Bisnis.com, JAKARTA - Uni Eropa tidak bergeming sekalipun pemerintah membawa perseteruan terkait kelapa sawit ke meja WTO.
Vincent Guerend, Duta Besar Uni Eropa (UE) untuk Indonesia tidak ambil pusing apabila pemerintah akan membawa perseteruan sampai ke World Trade Organization (WTO). Menurutnya hal tersebut akan lebih baik daripada perseteruan harus berlarut-larut.
"Saya kira kalau ada ketidaksepakatan dalam perdagangan, ini harus diuji di WTO dan ini adalah jalan terbaik dan kita percaya sengketa bisa diselesaikan dengan cara yang tepat," katanya pada Rabu (20/3/2019).
Guerend meyakini yang dibutuhkan kedua belah pihak saat ini adalah standar yang kuat dan kredibel, transparan, dan bisa diterima semua pihak. Bahkan dia mengingatkan pemerintah bahwa WNI yang bekerja di perusahaan Eropa sebanyak 1,1 juta jiwa dan itu tidak akan baik bila kondisi terus memanas.
"Bahkan kalau Indonesia sampai memboikot produk UE ini akan menjadi lose-lose dan kita maunya ada win-win dalam sustainable dan dalam CEPA saya katakan sebelumnya ini berdasarkan pada kepentingan bersama dan akan menjadi win-win," katanya.
Sebelumnya diketahui bahwa Indonesia telah menyampaikan 10 poin keberatan dan mengancam akan menggugat Uni Eropa ke WTO terkait dengan keputusan pelarangan minyak sawit mentah menjadi bahan bakar minyak.
Langkah tersebut ditempuh menyusul pengumuman Komisi UE pada Kamis (14/3/2019), yang memutuskan bahwa minyak kelapa sawit mentah atau crude palm oil (CPO) adalah produk tidak ramah lingkungan dalam skema Renewable Energy Directive (RED) II.

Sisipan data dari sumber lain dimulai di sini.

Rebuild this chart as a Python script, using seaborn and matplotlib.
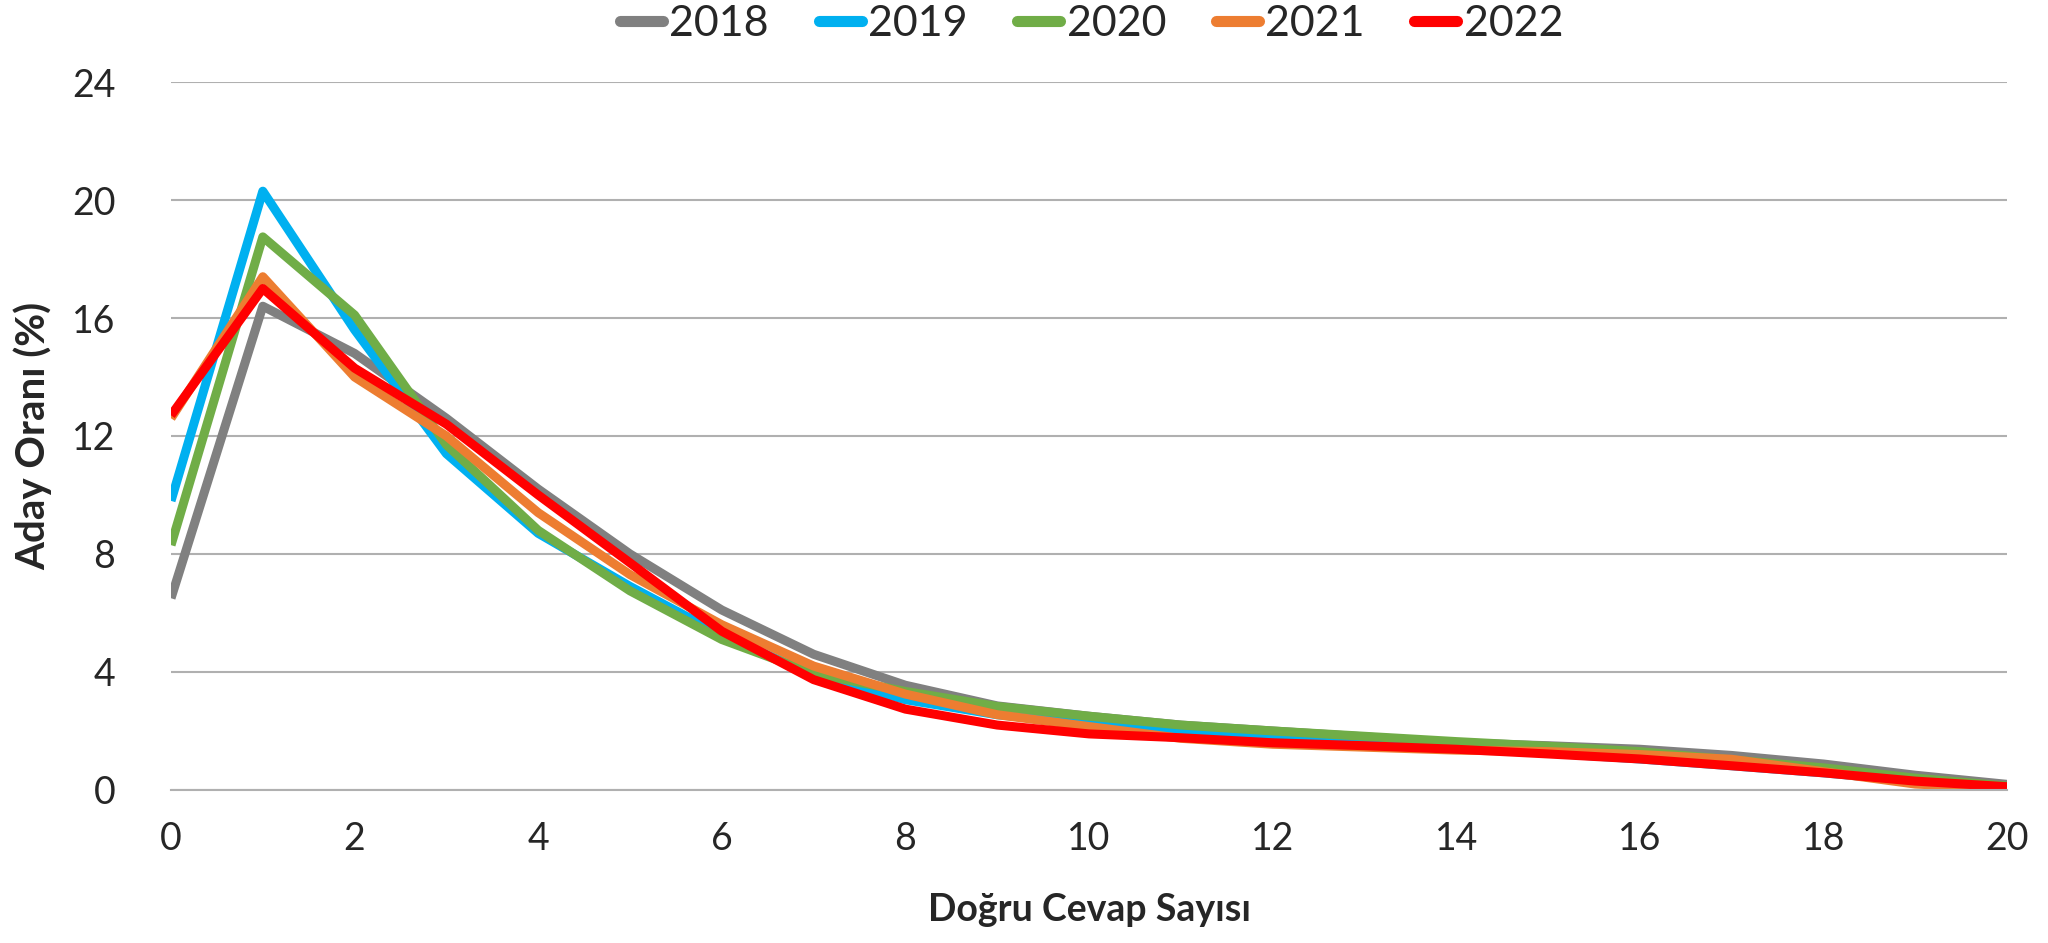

Dalam skema RED II, Komisi Eropa menetapkan apabila perluasan lahan yang menyebabkan kerusakan alam di atas 10% akan dianggap sebagai produk berbahaya dan tidak akan digunakan di UE.
Menurut Guerend, RED II adalah jendela untuk produsen sawit agar tersertifikasi low risk of land use change (ILUC). Selain itu ada banyak perkebunan yang lebih luas yang dapat disaksikan melalui data dalam ILUC. Selain itu, ada fleksibilitas dalam sistem ini yang tidak seperti hitam dan putih. Regulasi tersebut pun berkemungkinan direvisi pada 2021 dan 2023 tergantung pada perjalanannya.
"Saya tahu isu ini sangat serius untuk kita dan Indonesia dan saya sampaikan ada fleksibilitas dalam sistem dan regulasi yang didaopsi dan mungkin akan ada modifikasi karena ini industri besar," pungkasnya.